* Start SOURCE DATA *

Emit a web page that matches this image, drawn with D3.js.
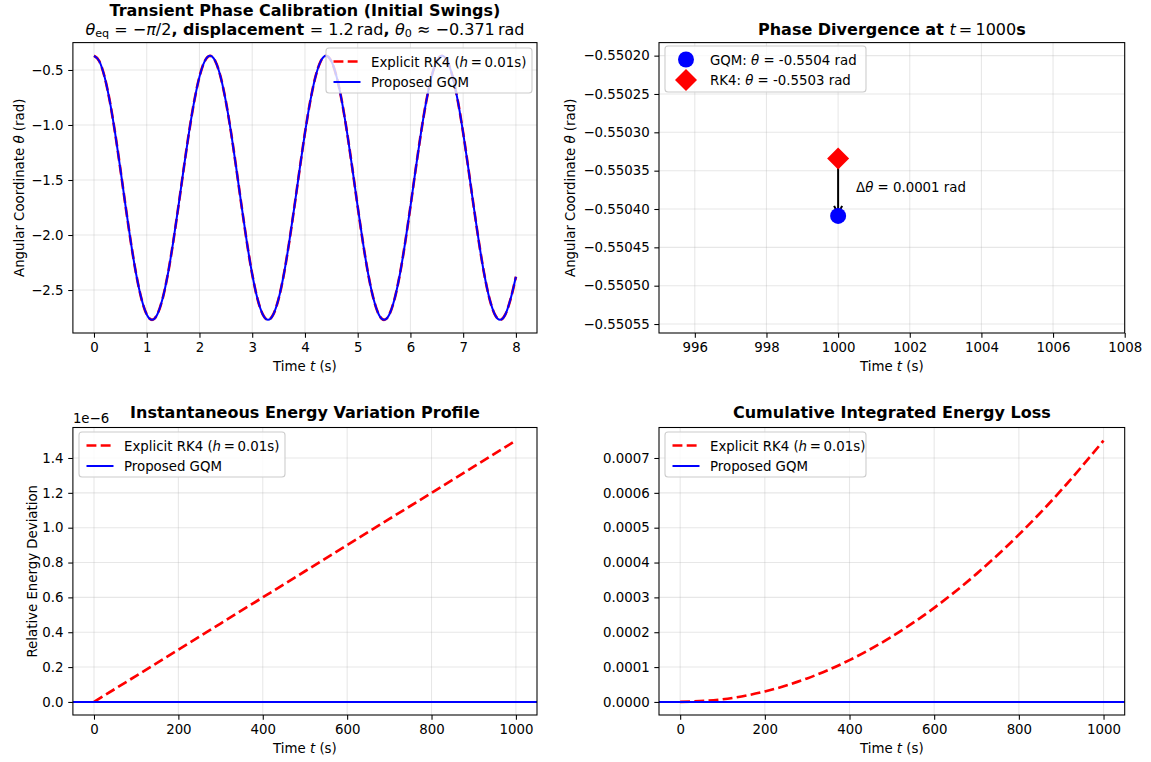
<!DOCTYPE html>
<html><head><meta charset="utf-8">
<script src="https://cdn.jsdelivr.net/npm/d3@7"></script>
<style>
body{margin:0;background:#fff}
text{font-family:"DejaVu Sans",sans-serif;fill:#000}
</style>
</head><body>
<svg id="c" width="1151" height="762"></svg>
<script>
// ---------- DATA ----------
// Panel 1: initial swings, sampled every 0.1 s from t = 0 to 8 s
const swingStep = 0.1;
const swingTheta = [
 -0.371,-0.419,-0.561,-0.785,-1.072,-1.400,-1.742,-2.069,-2.357,-2.580,-2.722,
 -2.771,-2.722,-2.580,-2.357,-2.069,-1.742,-1.400,-1.072,-0.785,-0.561,-0.419,
 -0.371,-0.419,-0.561,-0.785,-1.072,-1.400,-1.742,-2.069,-2.357,-2.580,-2.722,
 -2.771,-2.722,-2.580,-2.357,-2.069,-1.742,-1.400,-1.072,-0.785,-0.561,-0.419,
 -0.371,-0.419,-0.561,-0.785,-1.072,-1.400,-1.742,-2.069,-2.357,-2.580,-2.722,
 -2.771,-2.722,-2.580,-2.357,-2.069,-1.742,-1.400,-1.072,-0.785,-0.561,-0.419,
 -0.371,-0.419,-0.561,-0.785,-1.072,-1.400,-1.742,-2.069,-2.357,-2.580,-2.722,
 -2.771,-2.722,-2.580,-2.380
];
const swingRK4 = swingTheta;
const swingGQM = swingTheta;
const swingXTicks = [0,1,2,3,4,5,6,7,8];
const swingYTicks = [-0.5,-1.0,-1.5,-2.0,-2.5];

// Panel 2: phase at t = 1000 s
const divTime = 1000;
const divGQM = -0.550409;
const divRK4 = -0.550334;
const divLabels = ["GQM: θ = -0.5504 rad", "RK4: θ = -0.5503 rad"];
const divDeltaLabel = "0.0001";
const divXTicks = [996,998,1000,1002,1004,1006,1008];
const divYTicks = [-0.55020,-0.55025,-0.55030,-0.55035,-0.55040,-0.55045,-0.55050,-0.55055];

// Panel 3 & 4: energy
const energyTime = [0,100,200,300,400,500,600,700,800,900,1000];
const rk4EnergyDev = [0,0.15e-6,0.30e-6,0.45e-6,0.60e-6,0.75e-6,0.90e-6,1.05e-6,1.20e-6,1.35e-6,1.50e-6];
const gqmEnergyDev = [0,0,0,0,0,0,0,0,0,0,0];
const rk4CumLoss = [0,0.0000075,0.00003,0.0000675,0.00012,0.0001875,0.00027,0.0003675,0.00048,0.0006075,0.00075];
const gqmCumLoss = [0,0,0,0,0,0,0,0,0,0,0];
const energyXTicks = [0,200,400,600,800,1000];
const devYTicks = [0,0.2e-6,0.4e-6,0.6e-6,0.8e-6,1.0e-6,1.2e-6,1.4e-6];
const lossYTicks = [0,0.0001,0.0002,0.0003,0.0004,0.0005,0.0006,0.0007];

// ---------- LAYOUT ----------
const svg = d3.select("#c");
const FS = 13.33, TFS = 16;
const RED = "#ff0000", BLUE = "#0000ff";
const P = [
  {l:72.9, r:537, t:42.6, b:333},
  {l:659, r:1124.7, t:42.6, b:333},
  {l:72.9, r:537, t:427.5, b:715},
  {l:659, r:1124.7, t:427.5, b:715}
];
const minus = s => s.replace(/-/g, "\u2212");

function setupAxes(p, x, y, xt, yt, xf, yf, id){
  const g = svg.append("g");
  // clip
  svg.append("clipPath").attr("id", "clip"+id).append("rect")
    .attr("x", p.l).attr("y", p.t).attr("width", p.r-p.l).attr("height", p.b-p.t);
  // grid
  g.selectAll(".gx").data(xt).join("line")
    .attr("x1", d=>x(d)).attr("x2", d=>x(d)).attr("y1", p.t).attr("y2", p.b)
    .attr("stroke", "#b0b0b0").attr("stroke-opacity", 0.3).attr("stroke-width", 1.07);
  g.selectAll(".gy").data(yt).join("line")
    .attr("y1", d=>y(d)).attr("y2", d=>y(d)).attr("x1", p.l).attr("x2", p.r)
    .attr("stroke", "#b0b0b0").attr("stroke-opacity", 0.3).attr("stroke-width", 1.07);
  return g;
}
function drawFrame(p, x, y, xt, yt, xf, yf){
  const ax = svg.append("g").attr("transform", `translate(0,${p.b})`)
    .call(d3.axisBottom(x).tickValues(xt).tickFormat(xf).tickSize(4.67).tickPadding(4.67));
  const ay = svg.append("g").attr("transform", `translate(${p.l},0)`)
    .call(d3.axisLeft(y).tickValues(yt).tickFormat(yf).tickSize(4.67).tickPadding(4.67));
  [ax, ay].forEach(a => {
    a.select(".domain").remove();
    a.selectAll(".tick line").attr("stroke", "#000").attr("stroke-width", 1.07);
    a.selectAll(".tick text").attr("font-size", FS).attr("font-family", "DejaVu Sans").attr("fill", "#000");
  });
  svg.append("rect").attr("x", p.l).attr("y", p.t).attr("width", p.r-p.l).attr("height", p.b-p.t)
    .attr("fill", "none").attr("stroke", "#000").attr("stroke-width", 1.07);
}
function xlabel(p, yb){
  const t = svg.append("text").attr("x", (p.l+p.r)/2).attr("y", yb)
    .attr("text-anchor", "middle").attr("font-size", FS);
  t.append("tspan").text("Time ");
  t.append("tspan").attr("font-style", "italic").text("t");
  t.append("tspan").text(" (s)");
}
function ylabel(p, xc, parts){
  const t = svg.append("text")
    .attr("transform", `translate(${xc},${(p.t+p.b)/2}) rotate(-90)`)
    .attr("text-anchor", "middle").attr("dominant-baseline", "central").attr("font-size", FS);
  parts.forEach(([s, it]) => t.append("tspan").attr("font-style", it ? "italic" : null).text(s));
}
function legend(x0, y0, w, h, rows){
  const g = svg.append("g");
  g.append("rect").attr("x", x0).attr("y", y0).attr("width", w).attr("height", h)
    .attr("rx", 3).attr("fill", "#fff").attr("fill-opacity", 0.8)
    .attr("stroke", "#cccccc").attr("stroke-width", 1.07);
  rows.forEach((r, i) => {
    const cy = y0 + 13.5 + i*20.5;
    const hx = x0 + 7.5;
    if (r.kind === "dash") {
      g.append("line").attr("x1", hx).attr("x2", hx+27).attr("y1", cy).attr("y2", cy)
        .attr("stroke", r.color).attr("stroke-width", r.w).attr("stroke-dasharray", r.dash);
    } else if (r.kind === "solid") {
      g.append("line").attr("x1", hx).attr("x2", hx+27).attr("y1", cy).attr("y2", cy)
        .attr("stroke", r.color).attr("stroke-width", r.w);
    } else if (r.kind === "circle") {
      g.append("circle").attr("cx", hx+13.5).attr("cy", cy).attr("r", 8).attr("fill", r.color);
    } else if (r.kind === "diamond") {
      g.append("path").attr("d", d3.symbol(d3.symbolSquare, 242)()).attr("transform", `translate(${hx+13.5},${cy}) rotate(45)`)
        .attr("fill", r.color);
    }
    const t = g.append("text").attr("x", x0 + 45).attr("y", cy).attr("dominant-baseline", "central")
      .attr("font-size", FS);
    r.parts.forEach(([s, it]) => t.append("tspan").attr("font-style", it ? "italic" : null).text(s));
  });
}
const rk4LegendParts = [["Explicit RK4 ("], ["h", true], ["\u2009=\u20090.01s)"]];

// ---------- PANEL 1 ----------
{
  const p = P[0];
  const x = d3.scaleLinear().domain([-0.4, 8.4]).range([p.l, p.r]);
  const y = d3.scaleLinear().domain([-2.8908, -0.2510]).range([p.b, p.t]);
  setupAxes(p, x, y, swingXTicks, swingYTicks, null, null, 1);
  const line = d3.line().x((d,i)=>x(i*swingStep)).y(d=>y(d)).curve(d3.curveMonotoneX);
  svg.append("path").datum(swingRK4).attr("d", line).attr("clip-path", "url(#clip1)")
    .attr("fill", "none").attr("stroke", RED).attr("stroke-width", 2.67).attr("stroke-dasharray", "9.9,4.3");
  svg.append("path").datum(swingGQM).attr("d", line).attr("clip-path", "url(#clip1)")
    .attr("fill", "none").attr("stroke", BLUE).attr("stroke-width", 2);
  drawFrame(p, x, y, swingXTicks, swingYTicks, d=>String(d), d=>minus(d.toFixed(1)));
  xlabel(p, 371);
  ylabel(p, 18.5, [["Angular Coordinate "], ["θ", true], [" (rad)"]]);
  const t1 = svg.append("text").attr("x", (p.l+p.r)/2).attr("y", 16).attr("text-anchor", "middle")
    .attr("font-size", TFS).attr("font-weight", "bold").text("Transient Phase Calibration (Initial Swings)");
  const t2 = svg.append("text").attr("x", (p.l+p.r)/2).attr("y", 34.5).attr("text-anchor", "middle")
    .attr("font-size", TFS);
  t2.append("tspan").attr("font-style", "italic").text("θ");
  t2.append("tspan").attr("font-size", 11.2).attr("dy", 2.5).text("eq");
  t2.append("tspan").attr("dy", -2.5).text(" = \u2212");
  t2.append("tspan").attr("font-style", "italic").text("π");
  t2.append("tspan").text("/2");
  t2.append("tspan").attr("font-weight", "bold").text(", displacement ");
  t2.append("tspan").text("= 1.2\u2009rad");
  t2.append("tspan").attr("font-weight", "bold").text(", ");
  t2.append("tspan").attr("font-style", "italic").text("θ");
  t2.append("tspan").attr("font-size", 11.2).attr("dy", 2.5).text("0");
  t2.append("tspan").attr("dy", -2.5).text(" \u2248 \u22120.371\u2009rad");
  legend(326, 48, 206, 45, [
    {kind:"dash", color:RED, w:2.67, dash:"9.9,4.3", parts:rk4LegendParts},
    {kind:"solid", color:BLUE, w:2, parts:[["Proposed GQM"]]}
  ]);
}

// ---------- PANEL 2 ----------
{
  const p = P[1];
  const x = d3.scaleLinear().domain([995, 1008]).range([p.l, p.r]);
  const y = d3.scaleLinear().domain([-0.5505617, -0.550183]).range([p.b, p.t]);
  setupAxes(p, x, y, divXTicks, divYTicks, null, null, 2);
  // arrow from RK4 to GQM
  const ax = x(divTime), ya = y(divRK4) + 2, yb = y(divGQM) - 2;
  svg.append("line").attr("x1", ax).attr("x2", ax).attr("y1", ya).attr("y2", yb)
    .attr("stroke", "#000").attr("stroke-width", 2);
  svg.append("path").attr("d", `M${ax-4},${yb-8}L${ax},${yb}L${ax+4},${yb-8}`)
    .attr("fill", "none").attr("stroke", "#000").attr("stroke-width", 2);
  svg.append("circle").attr("cx", x(divTime)).attr("cy", y(divGQM)).attr("r", 8).attr("fill", BLUE);
  svg.append("path").attr("d", d3.symbol(d3.symbolSquare, 242)())
    .attr("transform", `translate(${x(divTime)},${y(divRK4)}) rotate(45)`).attr("fill", RED);
  const at = svg.append("text").attr("x", x(divTime + 0.5)).attr("y", y((divRK4 + divGQM)/2))
    .attr("dominant-baseline", "central").attr("font-size", FS);
  at.append("tspan").text("Δ");
  at.append("tspan").attr("font-style", "italic").text("θ");
  at.append("tspan").text(" = " + divDeltaLabel + " rad");
  drawFrame(p, x, y, divXTicks, divYTicks, d=>String(d), d=>minus(d.toFixed(5)));
  xlabel(p, 371);
  ylabel(p, 570, [["Angular Coordinate "], ["θ", true], [" (rad)"]]);
  const tt = svg.append("text").attr("x", (p.l+p.r)/2).attr("y", 35).attr("text-anchor", "middle")
    .attr("font-size", TFS);
  tt.append("tspan").attr("font-weight", "bold").text("Phase Divergence at ");
  tt.append("tspan").attr("font-style", "italic").text("t");
  tt.append("tspan").text("\u2009=\u20091000");
  tt.append("tspan").attr("font-weight", "bold").text("s");
  const lp = divLabels.map(s => { const k = s.indexOf("θ"); return [[s.slice(0,k)],["θ",true],[s.slice(k+1)]]; });
  legend(665, 46, 201, 46, [
    {kind:"circle", color:BLUE, parts:lp[0]},
    {kind:"diamond", color:RED, parts:lp[1]}
  ]);
}

// ---------- PANEL 3 ----------
{
  const p = P[2];
  const x = d3.scaleLinear().domain([-50, 1050]).range([p.l, p.r]);
  const y = d3.scaleLinear().domain([-0.075e-6, 1.575e-6]).range([p.b, p.t]);
  setupAxes(p, x, y, energyXTicks, devYTicks, null, null, 3);
  const line = d3.line().x((d,i)=>x(energyTime[i])).y(d=>y(d));
  svg.append("path").datum(rk4EnergyDev).attr("d", line).attr("clip-path", "url(#clip3)")
    .attr("fill", "none").attr("stroke", RED).attr("stroke-width", 2.67).attr("stroke-dasharray", "9.9,4.3");
  svg.append("line").attr("x1", p.l).attr("x2", p.r).attr("y1", y(gqmEnergyDev[0])).attr("y2", y(gqmEnergyDev[0]))
    .attr("stroke", BLUE).attr("stroke-width", 2);
  drawFrame(p, x, y, energyXTicks, devYTicks, d=>String(d), d=>(d/1e-6).toFixed(1));
  xlabel(p, 753);
  ylabel(p, 32, [["Relative Energy Deviation"]]);
  svg.append("text").attr("x", p.l).attr("y", 423).attr("font-size", FS).text("1e\u22126");
  svg.append("text").attr("x", (p.l+p.r)/2).attr("y", 417.5).attr("text-anchor", "middle")
    .attr("font-size", TFS).attr("font-weight", "bold").text("Instantaneous Energy Variation Profile");
  legend(79, 432, 206, 45, [
    {kind:"dash", color:RED, w:2.67, dash:"9.9,4.3", parts:rk4LegendParts},
    {kind:"solid", color:BLUE, w:2, parts:[["Proposed GQM"]]}
  ]);
}

// ---------- PANEL 4 ----------
{
  const p = P[3];
  const x = d3.scaleLinear().domain([-50, 1050]).range([p.l, p.r]);
  const y = d3.scaleLinear().domain([-0.0000375, 0.0007875]).range([p.b, p.t]);
  setupAxes(p, x, y, energyXTicks, lossYTicks, null, null, 4);
  const line = d3.line().x((d,i)=>x(energyTime[i])).y(d=>y(d)).curve(d3.curveMonotoneX);
  svg.append("path").datum(rk4CumLoss).attr("d", line).attr("clip-path", "url(#clip4)")
    .attr("fill", "none").attr("stroke", RED).attr("stroke-width", 2.67).attr("stroke-dasharray", "9.9,4.3");
  svg.append("line").attr("x1", p.l).attr("x2", p.r).attr("y1", y(gqmCumLoss[0])).attr("y2", y(gqmCumLoss[0]))
    .attr("stroke", BLUE).attr("stroke-width", 2);
  drawFrame(p, x, y, energyXTicks, lossYTicks, d=>String(d), d=>d.toFixed(4));
  xlabel(p, 753);
  svg.append("text").attr("x", (p.l+p.r)/2).attr("y", 417.5).attr("text-anchor", "middle")
    .attr("font-size", TFS).attr("font-weight", "bold").text("Cumulative Integrated Energy Loss");
  legend(665, 432, 201, 45, [
    {kind:"dash", color:RED, w:2.67, dash:"9.9,4.3", parts:rk4LegendParts},
    {kind:"solid", color:BLUE, w:2, parts:[["Proposed GQM"]]}
  ]);
}
</script>
</body></html>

* End SOURCE DATA *

## PROBLEM TO WORK ON
Return, unchanged, the lines from the first line of the material through the line that holds "const swingYTicks = [-0.5,-1.0,-1.5,-2.0,-2.5];", inclusive, omitting pictures.

## RESULT FOR THIS EXERCISE
Emit a web page that matches this image, drawn with D3.js.
<!DOCTYPE html>
<html><head><meta charset="utf-8">
<script src="https://cdn.jsdelivr.net/npm/d3@7"></script>
<style>
body{margin:0;background:#fff}
text{font-family:"DejaVu Sans",sans-serif;fill:#000}
</style>
</head><body>
<svg id="c" width="1151" height="762"></svg>
<script>
// ---------- DATA ----------
// Panel 1: initial swings, sampled every 0.1 s from t = 0 to 8 s
const swingStep = 0.1;
const swingTheta = [
 -0.371,-0.419,-0.561,-0.785,-1.072,-1.400,-1.742,-2.069,-2.357,-2.580,-2.722,
 -2.771,-2.722,-2.580,-2.357,-2.069,-1.742,-1.400,-1.072,-0.785,-0.561,-0.419,
 -0.371,-0.419,-0.561,-0.785,-1.072,-1.400,-1.742,-2.069,-2.357,-2.580,-2.722,
 -2.771,-2.722,-2.580,-2.357,-2.069,-1.742,-1.400,-1.072,-0.785,-0.561,-0.419,
 -0.371,-0.419,-0.561,-0.785,-1.072,-1.400,-1.742,-2.069,-2.357,-2.580,-2.722,
 -2.771,-2.722,-2.580,-2.357,-2.069,-1.742,-1.400,-1.072,-0.785,-0.561,-0.419,
 -0.371,-0.419,-0.561,-0.785,-1.072,-1.400,-1.742,-2.069,-2.357,-2.580,-2.722,
 -2.771,-2.722,-2.580,-2.380
];
const swingRK4 = swingTheta;
const swingGQM = swingTheta;
const swingXTicks = [0,1,2,3,4,5,6,7,8];
const swingYTicks = [-0.5,-1.0,-1.5,-2.0,-2.5];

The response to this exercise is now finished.